Problem:
Begin with the first line and repeat exactly through the line containing "[teks] (t7) at"; leave every image out.

Collected material:
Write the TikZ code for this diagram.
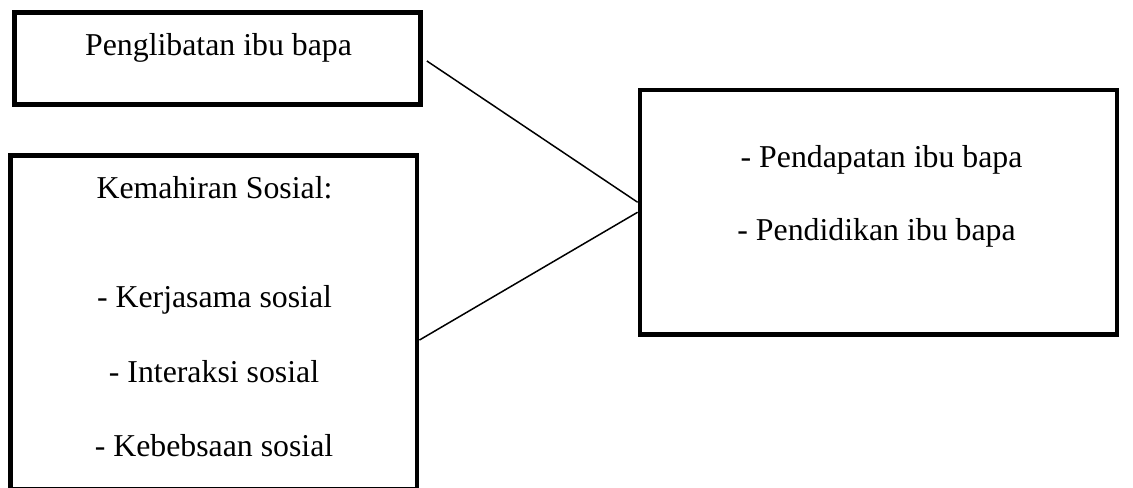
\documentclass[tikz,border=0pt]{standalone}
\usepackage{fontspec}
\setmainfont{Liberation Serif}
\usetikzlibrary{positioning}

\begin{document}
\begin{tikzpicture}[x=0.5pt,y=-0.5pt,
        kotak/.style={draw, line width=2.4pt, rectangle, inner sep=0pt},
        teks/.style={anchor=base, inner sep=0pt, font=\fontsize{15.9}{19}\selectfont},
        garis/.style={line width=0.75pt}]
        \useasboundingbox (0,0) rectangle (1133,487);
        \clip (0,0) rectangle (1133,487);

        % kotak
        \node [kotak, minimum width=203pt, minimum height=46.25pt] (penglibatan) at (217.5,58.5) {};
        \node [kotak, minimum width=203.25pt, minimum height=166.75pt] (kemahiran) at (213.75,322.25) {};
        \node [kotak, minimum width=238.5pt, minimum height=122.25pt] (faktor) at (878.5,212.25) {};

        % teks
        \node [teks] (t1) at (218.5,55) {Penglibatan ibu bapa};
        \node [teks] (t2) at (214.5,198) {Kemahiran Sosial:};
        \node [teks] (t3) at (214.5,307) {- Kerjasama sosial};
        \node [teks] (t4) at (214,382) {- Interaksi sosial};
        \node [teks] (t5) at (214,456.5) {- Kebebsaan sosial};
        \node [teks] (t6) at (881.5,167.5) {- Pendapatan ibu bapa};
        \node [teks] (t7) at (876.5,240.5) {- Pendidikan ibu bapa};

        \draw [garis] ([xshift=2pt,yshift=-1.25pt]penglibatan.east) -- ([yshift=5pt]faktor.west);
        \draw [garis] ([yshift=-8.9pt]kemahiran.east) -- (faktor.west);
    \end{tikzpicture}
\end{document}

Result:
Write the TikZ code for this diagram.
\documentclass[tikz,border=0pt]{standalone}
\usepackage{fontspec}
\setmainfont{Liberation Serif}
\usetikzlibrary{positioning}

\begin{document}
\begin{tikzpicture}[x=0.5pt,y=-0.5pt,
        kotak/.style={draw, line width=2.4pt, rectangle, inner sep=0pt},
        teks/.style={anchor=base, inner sep=0pt, font=\fontsize{15.9}{19}\selectfont},
        garis/.style={line width=0.75pt}]
        \useasboundingbox (0,0) rectangle (1133,487);
        \clip (0,0) rectangle (1133,487);

        % kotak
        \node [kotak, minimum width=203pt, minimum height=46.25pt] (penglibatan) at (217.5,58.5) {};
        \node [kotak, minimum width=203.25pt, minimum height=166.75pt] (kemahiran) at (213.75,322.25) {};
        \node [kotak, minimum width=238.5pt, minimum height=122.25pt] (faktor) at (878.5,212.25) {};

        % teks
        \node [teks] (t1) at (218.5,55) {Penglibatan ibu bapa};
        \node [teks] (t2) at (214.5,198) {Kemahiran Sosial:};
        \node [teks] (t3) at (214.5,307) {- Kerjasama sosial};
        \node [teks] (t4) at (214,382) {- Interaksi sosial};
        \node [teks] (t5) at (214,456.5) {- Kebebsaan sosial};
        \node [teks] (t6) at (881.5,167.5) {- Pendapatan ibu bapa};
        \node [teks] (t7) at (876.5,240.5) {- Pendidikan ibu bapa};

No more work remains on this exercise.